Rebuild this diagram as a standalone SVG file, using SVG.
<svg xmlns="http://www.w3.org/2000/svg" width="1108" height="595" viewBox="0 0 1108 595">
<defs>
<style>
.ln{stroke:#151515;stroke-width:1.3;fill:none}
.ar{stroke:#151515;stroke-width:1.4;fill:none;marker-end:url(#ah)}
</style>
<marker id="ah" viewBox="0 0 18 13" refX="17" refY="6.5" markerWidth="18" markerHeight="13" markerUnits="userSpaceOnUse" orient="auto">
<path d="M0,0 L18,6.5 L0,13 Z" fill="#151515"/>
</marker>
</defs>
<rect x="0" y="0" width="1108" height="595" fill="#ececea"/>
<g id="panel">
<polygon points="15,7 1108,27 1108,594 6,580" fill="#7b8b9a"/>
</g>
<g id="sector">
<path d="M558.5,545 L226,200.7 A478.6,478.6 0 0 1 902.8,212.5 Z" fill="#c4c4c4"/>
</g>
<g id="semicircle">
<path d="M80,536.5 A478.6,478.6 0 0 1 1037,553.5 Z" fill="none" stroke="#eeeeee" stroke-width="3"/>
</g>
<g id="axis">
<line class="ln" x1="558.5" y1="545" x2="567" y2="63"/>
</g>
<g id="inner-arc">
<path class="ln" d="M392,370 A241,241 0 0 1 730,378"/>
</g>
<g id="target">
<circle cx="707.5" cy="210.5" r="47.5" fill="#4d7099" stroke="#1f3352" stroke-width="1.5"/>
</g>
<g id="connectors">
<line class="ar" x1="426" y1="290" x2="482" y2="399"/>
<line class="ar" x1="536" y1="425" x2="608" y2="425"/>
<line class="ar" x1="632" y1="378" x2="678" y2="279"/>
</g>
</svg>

------------------------------------

GIVEN TASK:
Output all of the material exactly as written.

SOLUTION BELOW:
Rebuild this diagram as a standalone SVG file, using SVG.
<svg xmlns="http://www.w3.org/2000/svg" width="1108" height="595" viewBox="0 0 1108 595">
<defs>
<style>
.ln{stroke:#151515;stroke-width:1.3;fill:none}
.ar{stroke:#151515;stroke-width:1.4;fill:none;marker-end:url(#ah)}
</style>
<marker id="ah" viewBox="0 0 18 13" refX="17" refY="6.5" markerWidth="18" markerHeight="13" markerUnits="userSpaceOnUse" orient="auto">
<path d="M0,0 L18,6.5 L0,13 Z" fill="#151515"/>
</marker>
</defs>
<rect x="0" y="0" width="1108" height="595" fill="#ececea"/>
<g id="panel">
<polygon points="15,7 1108,27 1108,594 6,580" fill="#7b8b9a"/>
</g>
<g id="sector">
<path d="M558.5,545 L226,200.7 A478.6,478.6 0 0 1 902.8,212.5 Z" fill="#c4c4c4"/>
</g>
<g id="semicircle">
<path d="M80,536.5 A478.6,478.6 0 0 1 1037,553.5 Z" fill="none" stroke="#eeeeee" stroke-width="3"/>
</g>
<g id="axis">
<line class="ln" x1="558.5" y1="545" x2="567" y2="63"/>
</g>
<g id="inner-arc">
<path class="ln" d="M392,370 A241,241 0 0 1 730,378"/>
</g>
<g id="target">
<circle cx="707.5" cy="210.5" r="47.5" fill="#4d7099" stroke="#1f3352" stroke-width="1.5"/>
</g>
<g id="connectors">
<line class="ar" x1="426" y1="290" x2="482" y2="399"/>
<line class="ar" x1="536" y1="425" x2="608" y2="425"/>
<line class="ar" x1="632" y1="378" x2="678" y2="279"/>
</g>
</svg>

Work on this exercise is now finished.